EXERCISE GOAL » Extract from the entries below, exactly as given, only the lines from the line containing "Convert this chart to D3.js code." to the line containing "y(d[0]) - y(d[1]));", both lines included.

Rows from a dataset of charts and code »
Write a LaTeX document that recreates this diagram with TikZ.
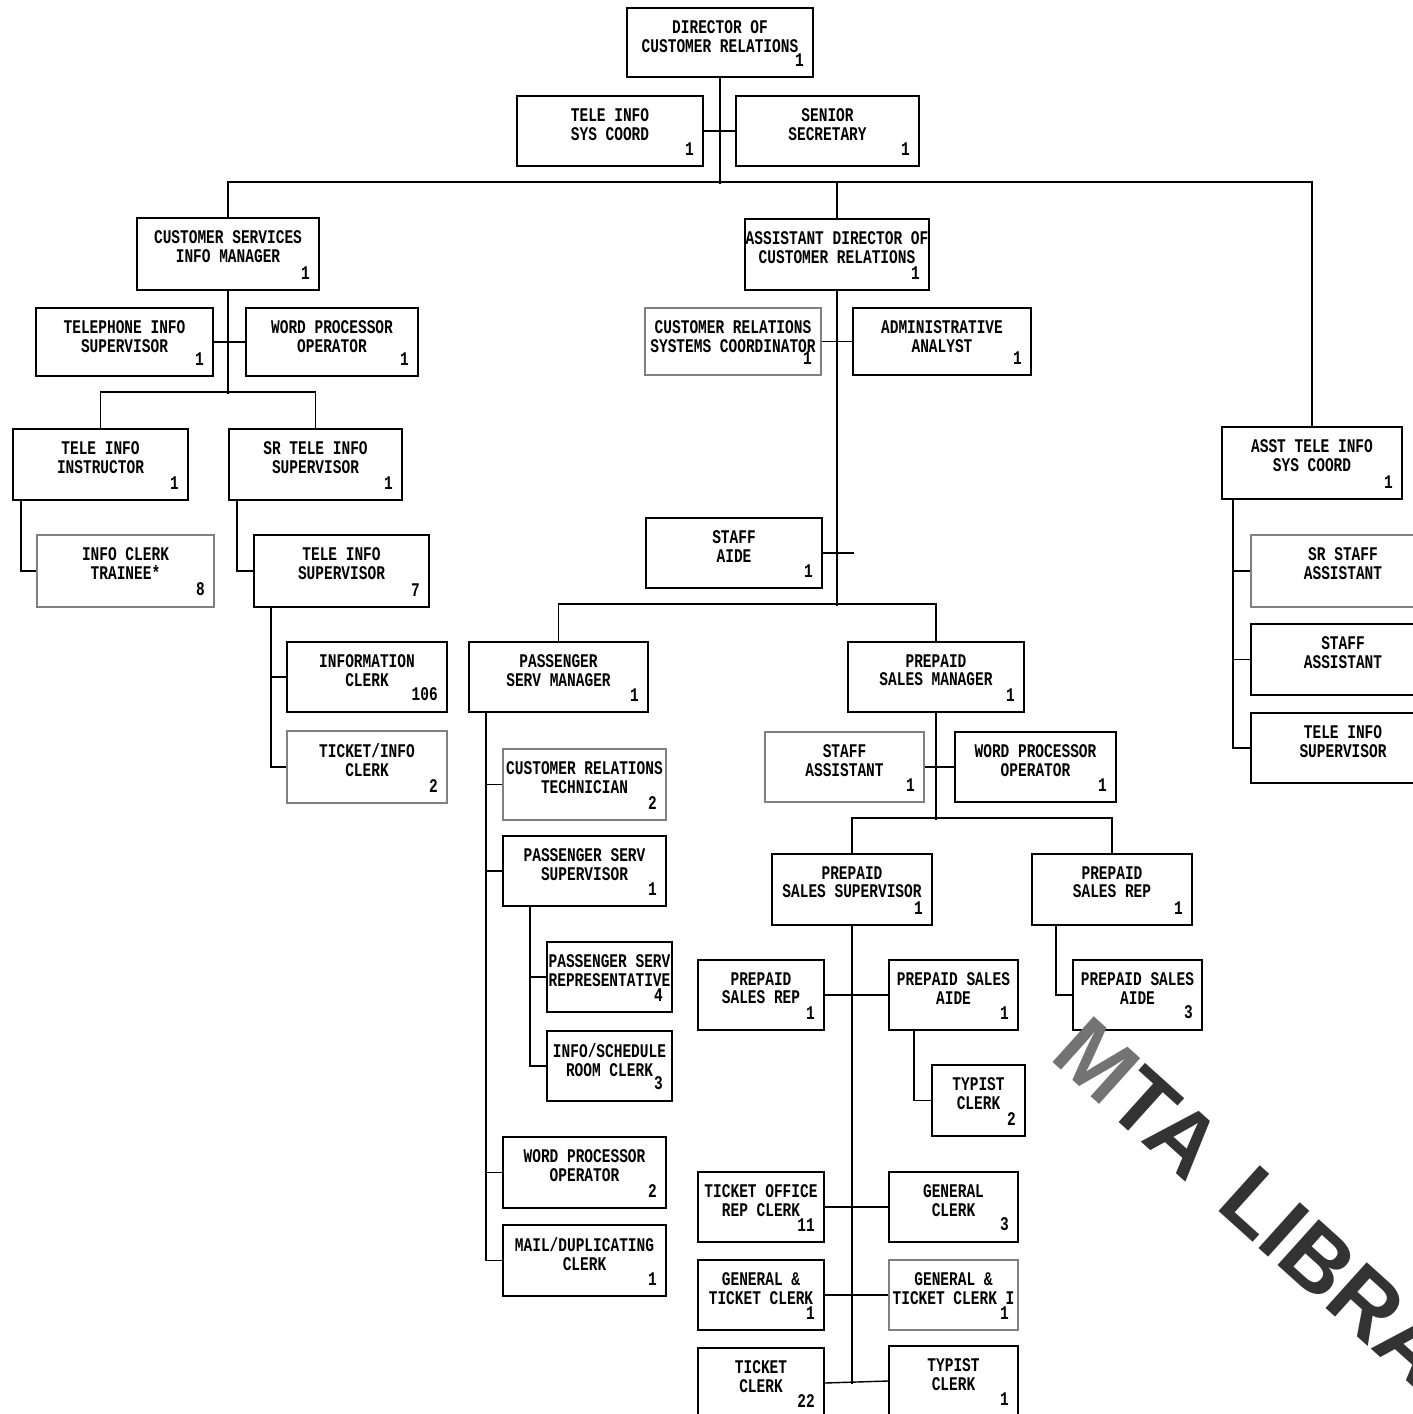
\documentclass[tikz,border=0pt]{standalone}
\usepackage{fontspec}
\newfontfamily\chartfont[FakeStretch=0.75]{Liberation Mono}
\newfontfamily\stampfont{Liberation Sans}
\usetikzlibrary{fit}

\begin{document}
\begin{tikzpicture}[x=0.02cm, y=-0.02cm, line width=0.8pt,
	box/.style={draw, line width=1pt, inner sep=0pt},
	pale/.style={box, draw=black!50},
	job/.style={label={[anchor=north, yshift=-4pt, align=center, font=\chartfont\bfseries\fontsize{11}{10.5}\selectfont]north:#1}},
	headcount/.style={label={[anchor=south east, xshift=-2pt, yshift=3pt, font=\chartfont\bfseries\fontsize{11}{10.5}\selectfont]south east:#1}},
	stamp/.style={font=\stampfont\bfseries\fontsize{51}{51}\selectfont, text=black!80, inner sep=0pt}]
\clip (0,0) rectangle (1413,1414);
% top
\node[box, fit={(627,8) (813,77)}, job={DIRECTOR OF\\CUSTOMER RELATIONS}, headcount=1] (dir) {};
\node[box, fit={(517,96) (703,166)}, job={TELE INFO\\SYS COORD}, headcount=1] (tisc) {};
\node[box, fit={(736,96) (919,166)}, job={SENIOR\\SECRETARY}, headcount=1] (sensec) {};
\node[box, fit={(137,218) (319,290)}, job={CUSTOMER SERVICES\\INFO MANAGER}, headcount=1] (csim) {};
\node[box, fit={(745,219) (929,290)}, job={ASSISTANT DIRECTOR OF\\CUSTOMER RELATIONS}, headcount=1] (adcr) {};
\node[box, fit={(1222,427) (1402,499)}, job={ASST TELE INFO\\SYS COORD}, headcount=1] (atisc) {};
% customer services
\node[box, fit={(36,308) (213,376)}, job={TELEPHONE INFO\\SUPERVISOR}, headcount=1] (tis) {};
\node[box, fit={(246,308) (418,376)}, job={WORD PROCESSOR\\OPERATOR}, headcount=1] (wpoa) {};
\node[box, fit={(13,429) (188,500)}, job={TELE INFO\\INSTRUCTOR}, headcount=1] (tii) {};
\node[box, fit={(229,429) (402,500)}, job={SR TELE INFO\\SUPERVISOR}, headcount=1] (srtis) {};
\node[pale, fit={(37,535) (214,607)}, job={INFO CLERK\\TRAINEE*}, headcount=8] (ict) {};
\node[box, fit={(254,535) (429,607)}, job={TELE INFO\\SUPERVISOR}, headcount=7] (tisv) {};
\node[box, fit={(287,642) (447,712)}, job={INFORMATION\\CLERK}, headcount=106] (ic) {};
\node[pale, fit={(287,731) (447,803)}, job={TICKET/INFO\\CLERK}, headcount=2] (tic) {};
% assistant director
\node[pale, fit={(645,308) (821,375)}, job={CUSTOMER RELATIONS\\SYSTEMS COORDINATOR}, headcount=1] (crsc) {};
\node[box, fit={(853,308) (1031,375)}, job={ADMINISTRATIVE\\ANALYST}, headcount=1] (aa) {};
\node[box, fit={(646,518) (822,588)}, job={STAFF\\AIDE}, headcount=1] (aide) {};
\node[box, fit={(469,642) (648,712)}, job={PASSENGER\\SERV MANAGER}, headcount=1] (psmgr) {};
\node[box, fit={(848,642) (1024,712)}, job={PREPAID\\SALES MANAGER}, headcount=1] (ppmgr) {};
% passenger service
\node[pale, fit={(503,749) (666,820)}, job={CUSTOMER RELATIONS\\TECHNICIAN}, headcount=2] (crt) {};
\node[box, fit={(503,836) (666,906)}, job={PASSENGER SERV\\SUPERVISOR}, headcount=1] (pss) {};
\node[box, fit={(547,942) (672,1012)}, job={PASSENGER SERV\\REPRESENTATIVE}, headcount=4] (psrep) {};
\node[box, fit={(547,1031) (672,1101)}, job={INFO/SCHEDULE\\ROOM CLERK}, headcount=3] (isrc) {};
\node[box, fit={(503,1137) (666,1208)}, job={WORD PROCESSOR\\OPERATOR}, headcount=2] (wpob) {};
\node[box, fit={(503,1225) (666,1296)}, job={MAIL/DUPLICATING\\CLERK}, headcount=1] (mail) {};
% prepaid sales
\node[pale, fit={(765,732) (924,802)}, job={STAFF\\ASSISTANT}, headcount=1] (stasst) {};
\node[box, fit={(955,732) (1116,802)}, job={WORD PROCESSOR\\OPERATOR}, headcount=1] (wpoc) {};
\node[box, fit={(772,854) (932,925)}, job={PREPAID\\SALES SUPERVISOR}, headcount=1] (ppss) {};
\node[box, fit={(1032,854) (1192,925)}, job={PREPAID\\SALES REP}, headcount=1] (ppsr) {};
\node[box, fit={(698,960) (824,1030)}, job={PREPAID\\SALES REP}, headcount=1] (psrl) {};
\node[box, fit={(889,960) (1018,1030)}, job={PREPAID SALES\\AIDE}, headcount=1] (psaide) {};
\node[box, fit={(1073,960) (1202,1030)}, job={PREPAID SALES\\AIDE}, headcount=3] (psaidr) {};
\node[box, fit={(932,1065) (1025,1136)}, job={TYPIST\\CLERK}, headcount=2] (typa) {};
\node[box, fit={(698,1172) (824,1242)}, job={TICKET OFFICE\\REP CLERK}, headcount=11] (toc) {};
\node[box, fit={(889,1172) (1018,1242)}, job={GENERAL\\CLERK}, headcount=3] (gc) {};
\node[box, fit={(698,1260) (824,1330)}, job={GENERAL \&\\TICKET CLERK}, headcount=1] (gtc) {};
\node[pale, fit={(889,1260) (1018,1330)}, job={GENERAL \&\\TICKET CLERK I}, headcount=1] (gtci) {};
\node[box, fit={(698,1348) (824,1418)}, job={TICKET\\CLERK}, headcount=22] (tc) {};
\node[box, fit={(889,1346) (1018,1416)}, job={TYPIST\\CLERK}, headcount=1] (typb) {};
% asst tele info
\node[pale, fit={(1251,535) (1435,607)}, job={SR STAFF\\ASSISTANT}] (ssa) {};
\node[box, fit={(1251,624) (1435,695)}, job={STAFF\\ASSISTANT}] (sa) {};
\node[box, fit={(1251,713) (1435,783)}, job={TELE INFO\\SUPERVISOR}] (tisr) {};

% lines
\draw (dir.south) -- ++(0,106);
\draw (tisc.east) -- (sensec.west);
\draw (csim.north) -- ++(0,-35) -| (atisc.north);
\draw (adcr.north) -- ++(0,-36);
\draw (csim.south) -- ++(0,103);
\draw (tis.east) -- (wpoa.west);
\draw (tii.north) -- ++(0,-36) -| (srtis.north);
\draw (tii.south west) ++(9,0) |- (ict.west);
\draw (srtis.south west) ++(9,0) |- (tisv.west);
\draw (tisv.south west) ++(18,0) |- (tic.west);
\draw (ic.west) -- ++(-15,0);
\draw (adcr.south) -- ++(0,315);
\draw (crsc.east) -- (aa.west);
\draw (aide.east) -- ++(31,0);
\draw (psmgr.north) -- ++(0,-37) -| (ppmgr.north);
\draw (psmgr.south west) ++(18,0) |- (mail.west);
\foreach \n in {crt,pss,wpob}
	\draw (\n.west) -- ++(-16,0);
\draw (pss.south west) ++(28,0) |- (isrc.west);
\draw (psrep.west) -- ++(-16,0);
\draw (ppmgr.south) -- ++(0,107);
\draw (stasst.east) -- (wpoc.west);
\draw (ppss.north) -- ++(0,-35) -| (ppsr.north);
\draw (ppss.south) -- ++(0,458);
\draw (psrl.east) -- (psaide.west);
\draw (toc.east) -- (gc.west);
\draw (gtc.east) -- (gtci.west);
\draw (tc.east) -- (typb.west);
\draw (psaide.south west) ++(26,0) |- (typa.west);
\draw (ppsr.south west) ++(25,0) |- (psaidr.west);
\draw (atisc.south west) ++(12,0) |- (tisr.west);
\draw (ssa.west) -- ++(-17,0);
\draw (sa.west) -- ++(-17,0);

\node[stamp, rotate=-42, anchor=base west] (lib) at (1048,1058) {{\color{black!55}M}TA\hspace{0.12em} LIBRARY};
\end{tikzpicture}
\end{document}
...
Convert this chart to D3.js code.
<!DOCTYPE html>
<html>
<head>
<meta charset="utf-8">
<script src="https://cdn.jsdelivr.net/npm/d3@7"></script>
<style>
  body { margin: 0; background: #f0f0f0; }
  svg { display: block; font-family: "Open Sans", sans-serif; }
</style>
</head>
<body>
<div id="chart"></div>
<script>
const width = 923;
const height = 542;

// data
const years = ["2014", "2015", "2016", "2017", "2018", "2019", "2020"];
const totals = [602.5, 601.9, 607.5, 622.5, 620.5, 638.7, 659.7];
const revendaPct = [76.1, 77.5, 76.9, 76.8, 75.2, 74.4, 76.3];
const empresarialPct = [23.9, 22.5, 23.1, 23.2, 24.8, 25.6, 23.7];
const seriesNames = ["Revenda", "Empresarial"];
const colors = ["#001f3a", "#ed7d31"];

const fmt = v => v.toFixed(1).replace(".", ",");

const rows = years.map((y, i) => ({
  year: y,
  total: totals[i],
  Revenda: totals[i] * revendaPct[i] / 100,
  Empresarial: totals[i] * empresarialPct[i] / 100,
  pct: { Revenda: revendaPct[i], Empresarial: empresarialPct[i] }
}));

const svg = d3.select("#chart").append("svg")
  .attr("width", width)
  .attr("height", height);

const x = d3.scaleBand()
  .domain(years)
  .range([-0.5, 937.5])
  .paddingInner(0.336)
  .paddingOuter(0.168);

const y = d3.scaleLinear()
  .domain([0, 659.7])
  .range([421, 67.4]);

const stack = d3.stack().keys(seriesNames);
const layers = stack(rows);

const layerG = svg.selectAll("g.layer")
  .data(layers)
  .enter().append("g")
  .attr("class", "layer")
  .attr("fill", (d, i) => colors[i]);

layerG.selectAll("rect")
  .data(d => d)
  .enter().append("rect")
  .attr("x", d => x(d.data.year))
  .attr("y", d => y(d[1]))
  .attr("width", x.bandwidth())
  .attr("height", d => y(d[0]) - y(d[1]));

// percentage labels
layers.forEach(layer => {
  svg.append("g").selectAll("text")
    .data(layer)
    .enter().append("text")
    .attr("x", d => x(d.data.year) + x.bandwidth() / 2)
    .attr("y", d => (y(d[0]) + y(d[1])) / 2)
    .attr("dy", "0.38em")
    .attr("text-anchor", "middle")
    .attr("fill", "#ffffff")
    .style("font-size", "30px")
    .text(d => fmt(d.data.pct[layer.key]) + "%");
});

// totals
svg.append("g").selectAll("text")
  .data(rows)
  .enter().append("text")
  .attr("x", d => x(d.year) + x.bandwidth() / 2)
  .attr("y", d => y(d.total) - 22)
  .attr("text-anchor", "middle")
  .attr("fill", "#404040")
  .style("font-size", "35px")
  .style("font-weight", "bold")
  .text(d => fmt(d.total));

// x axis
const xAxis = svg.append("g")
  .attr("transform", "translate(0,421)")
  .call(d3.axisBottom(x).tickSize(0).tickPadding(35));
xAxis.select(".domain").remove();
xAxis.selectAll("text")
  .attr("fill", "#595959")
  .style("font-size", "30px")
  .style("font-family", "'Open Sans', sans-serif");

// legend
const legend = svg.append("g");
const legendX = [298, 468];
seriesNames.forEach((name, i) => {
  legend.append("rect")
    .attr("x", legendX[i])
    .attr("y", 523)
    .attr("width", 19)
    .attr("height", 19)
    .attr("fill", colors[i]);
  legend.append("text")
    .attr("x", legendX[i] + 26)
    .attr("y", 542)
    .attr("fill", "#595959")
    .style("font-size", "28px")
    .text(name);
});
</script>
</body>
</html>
==
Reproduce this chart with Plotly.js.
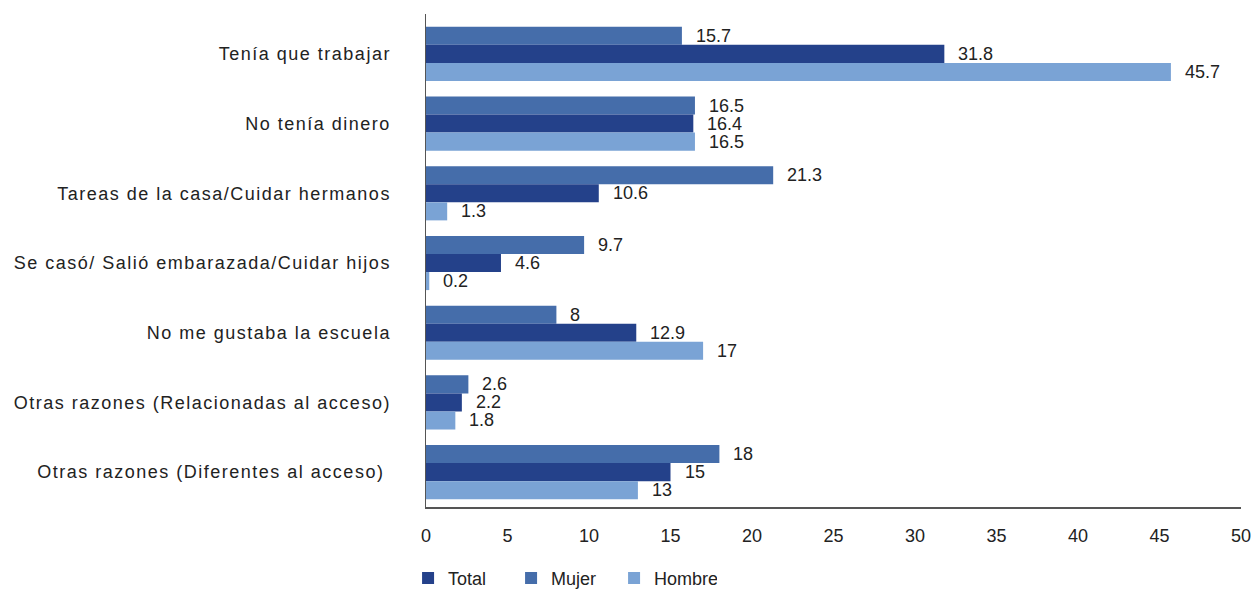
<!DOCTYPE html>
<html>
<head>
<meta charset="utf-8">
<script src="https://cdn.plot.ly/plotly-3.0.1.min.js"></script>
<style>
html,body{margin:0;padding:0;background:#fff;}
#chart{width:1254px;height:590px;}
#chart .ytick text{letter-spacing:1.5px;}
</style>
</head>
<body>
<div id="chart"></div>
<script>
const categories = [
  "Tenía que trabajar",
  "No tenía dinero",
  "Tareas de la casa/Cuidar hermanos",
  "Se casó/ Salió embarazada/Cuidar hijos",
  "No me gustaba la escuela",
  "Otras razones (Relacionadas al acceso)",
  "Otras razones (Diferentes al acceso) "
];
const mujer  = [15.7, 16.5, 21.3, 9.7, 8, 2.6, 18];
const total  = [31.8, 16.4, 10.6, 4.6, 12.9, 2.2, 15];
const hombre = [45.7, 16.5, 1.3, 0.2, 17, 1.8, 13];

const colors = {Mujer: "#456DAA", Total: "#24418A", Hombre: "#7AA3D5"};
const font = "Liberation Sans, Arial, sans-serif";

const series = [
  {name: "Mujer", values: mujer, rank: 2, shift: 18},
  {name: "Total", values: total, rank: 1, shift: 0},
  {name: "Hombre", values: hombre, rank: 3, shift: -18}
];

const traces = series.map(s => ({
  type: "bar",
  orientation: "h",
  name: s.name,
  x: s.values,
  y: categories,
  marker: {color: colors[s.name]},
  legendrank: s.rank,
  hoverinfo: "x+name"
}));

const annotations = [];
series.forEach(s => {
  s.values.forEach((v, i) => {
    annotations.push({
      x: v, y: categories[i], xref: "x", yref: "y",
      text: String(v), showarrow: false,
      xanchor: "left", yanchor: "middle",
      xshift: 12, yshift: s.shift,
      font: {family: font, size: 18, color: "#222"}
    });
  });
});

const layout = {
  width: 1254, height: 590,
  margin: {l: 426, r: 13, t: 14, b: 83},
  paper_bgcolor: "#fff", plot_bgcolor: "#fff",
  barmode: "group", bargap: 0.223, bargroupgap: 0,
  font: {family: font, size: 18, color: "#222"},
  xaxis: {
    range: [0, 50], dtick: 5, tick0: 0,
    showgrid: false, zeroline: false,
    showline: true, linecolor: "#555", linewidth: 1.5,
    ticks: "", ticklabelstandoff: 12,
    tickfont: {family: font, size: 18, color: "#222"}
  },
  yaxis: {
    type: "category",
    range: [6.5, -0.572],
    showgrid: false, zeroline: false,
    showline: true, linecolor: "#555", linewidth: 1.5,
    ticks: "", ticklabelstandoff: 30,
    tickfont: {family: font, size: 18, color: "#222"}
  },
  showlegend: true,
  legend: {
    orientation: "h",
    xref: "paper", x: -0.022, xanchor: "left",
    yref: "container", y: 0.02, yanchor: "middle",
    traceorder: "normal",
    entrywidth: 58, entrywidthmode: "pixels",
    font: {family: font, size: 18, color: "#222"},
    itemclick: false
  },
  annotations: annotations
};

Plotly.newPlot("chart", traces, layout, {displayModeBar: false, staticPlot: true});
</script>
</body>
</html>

THE RESULT »
Convert this chart to D3.js code.
<!DOCTYPE html>
<html>
<head>
<meta charset="utf-8">
<script src="https://cdn.jsdelivr.net/npm/d3@7"></script>
<style>
  body { margin: 0; background: #f0f0f0; }
  svg { display: block; font-family: "Open Sans", sans-serif; }
</style>
</head>
<body>
<div id="chart"></div>
<script>
const width = 923;
const height = 542;

// data
const years = ["2014", "2015", "2016", "2017", "2018", "2019", "2020"];
const totals = [602.5, 601.9, 607.5, 622.5, 620.5, 638.7, 659.7];
const revendaPct = [76.1, 77.5, 76.9, 76.8, 75.2, 74.4, 76.3];
const empresarialPct = [23.9, 22.5, 23.1, 23.2, 24.8, 25.6, 23.7];
const seriesNames = ["Revenda", "Empresarial"];
const colors = ["#001f3a", "#ed7d31"];

const fmt = v => v.toFixed(1).replace(".", ",");

const rows = years.map((y, i) => ({
  year: y,
  total: totals[i],
  Revenda: totals[i] * revendaPct[i] / 100,
  Empresarial: totals[i] * empresarialPct[i] / 100,
  pct: { Revenda: revendaPct[i], Empresarial: empresarialPct[i] }
}));

const svg = d3.select("#chart").append("svg")
  .attr("width", width)
  .attr("height", height);

const x = d3.scaleBand()
  .domain(years)
  .range([-0.5, 937.5])
  .paddingInner(0.336)
  .paddingOuter(0.168);

const y = d3.scaleLinear()
  .domain([0, 659.7])
  .range([421, 67.4]);

const stack = d3.stack().keys(seriesNames);
const layers = stack(rows);

const layerG = svg.selectAll("g.layer")
  .data(layers)
  .enter().append("g")
  .attr("class", "layer")
  .attr("fill", (d, i) => colors[i]);

layerG.selectAll("rect")
  .data(d => d)
  .enter().append("rect")
  .attr("x", d => x(d.data.year))
  .attr("y", d => y(d[1]))
  .attr("width", x.bandwidth())
  .attr("height", d => y(d[0]) - y(d[1]));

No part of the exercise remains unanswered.